Il vecchio sistema dei partiti non torna più, neppure ripristinando proporzionale e preferenze. La “metamorfosi” è già avvenuta. Nel vecchio sistema ci si faceva cittadini nel partito e del partito, perché non si riusciva ad esserlo interamente nello Stato e dello Stato. Adesso che l’identificazione e l’appartenenza (all’ideologia, all’utopia, alla morale del partito) non ci sono più, l’unica strada praticabile è quella di esaltare la possibilità della scelta, la responsabilità della scelta, l’esercizio della cittadinanza nello Stato. Non si tratta di una questione tecnico-istituzionale, ma di una questione etico-politica. Caduti gli stimoli del passato, come si riattiva la partecipazione alla politica? Non è per questo che abbiamo scelto le primarie? Il rispetto della competenza decisionale degli individui non è forse l’unica risposta possibile a una crisi di fiducia ormai incontenibile?

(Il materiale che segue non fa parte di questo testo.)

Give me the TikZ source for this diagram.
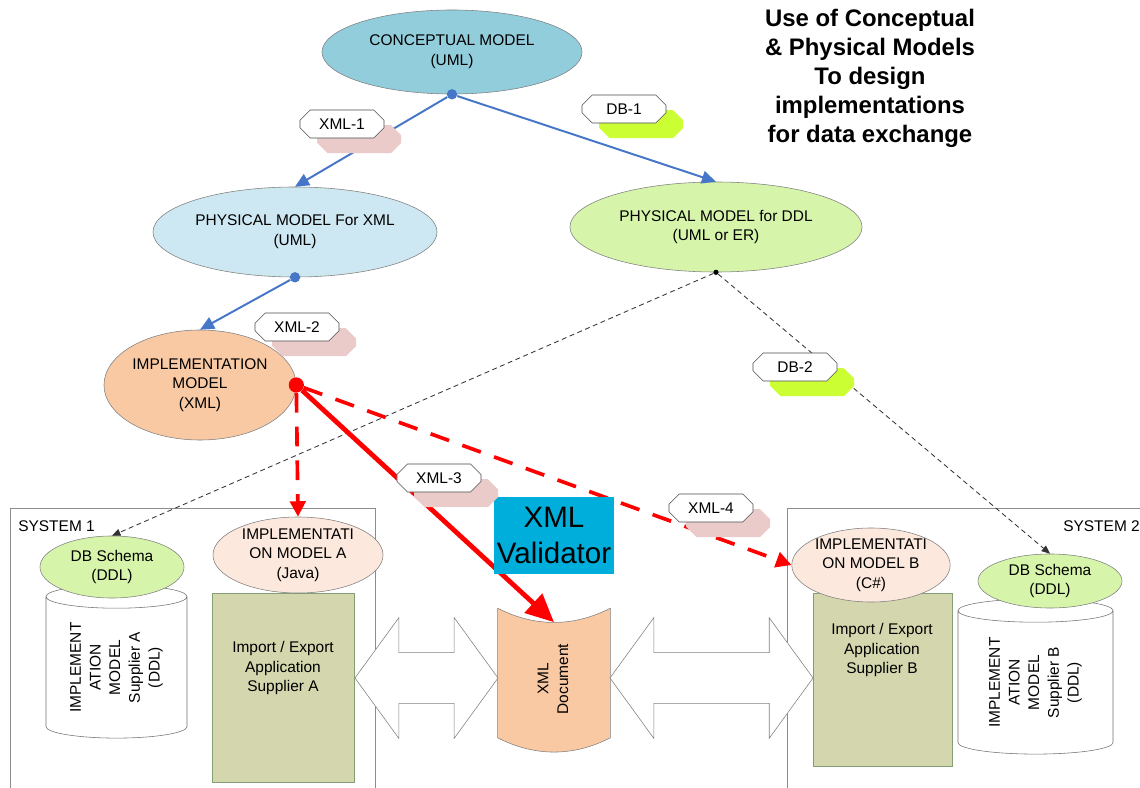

Bisognerà farsene una ragione: oggi nessuno partecipa più alla politica come in passato. Per questo bisogna passare definitivamente da una concezione e da una pratica politica fondate su una dichiarazione e una scelta di appartenenza a quelle fondate sulla responsabilità della scelta per il governo del paese. Non c'è dubbio che il risultato del referendum ci costringe a muoverci ancora dentro al vecchio recinto, con i vincoli di sempre. Il che però non ci impedisce, nel tempo (poco o tanto) che rimane alla legislatura, di puntare ad un sistema elettorale che eviti la frammentazione (con uno sbarramento significativo) e che incentivi la scelta del governo da parte degli elettori (con un premio di maggioranza o dei collegi uninominali).

Ovviamente, con i numeri che ci sono, non è detto che la ciambella riesca col buco. E il rischio dell'ingovernabilità assoluta, del caos, e di una crisi costituzionale (e non solo politica), non è così campato in aria. Un motivo di più per non rinunciare a stabilizzare il sistema anche sul versante dei partiti (primarie aperte e coincidenza tra premiership e leadership).

Resto dell'opinione che il punto di fondo (di nuovo, la questione etico-politica) è che oggi solo la leadership può essere una risposta alla crisi di legittimazione. Da tempo, infatti, sono persuaso che dovrebbe essere il centrosinistra, dovrebbe essere il PD ad avanzare e precisare il tema del (semi)presidenzialismo come complemento necessario dell’Italia “federale” delle tante regioni e dei mille campanili. Non sarebbe ora, del resto, di riconoscere la necessità di uno stato più leggero (il che significa ridurre le occasioni di intermediazione della politica nel funzionamento della società e dell’economia) e di istituzioni più forti?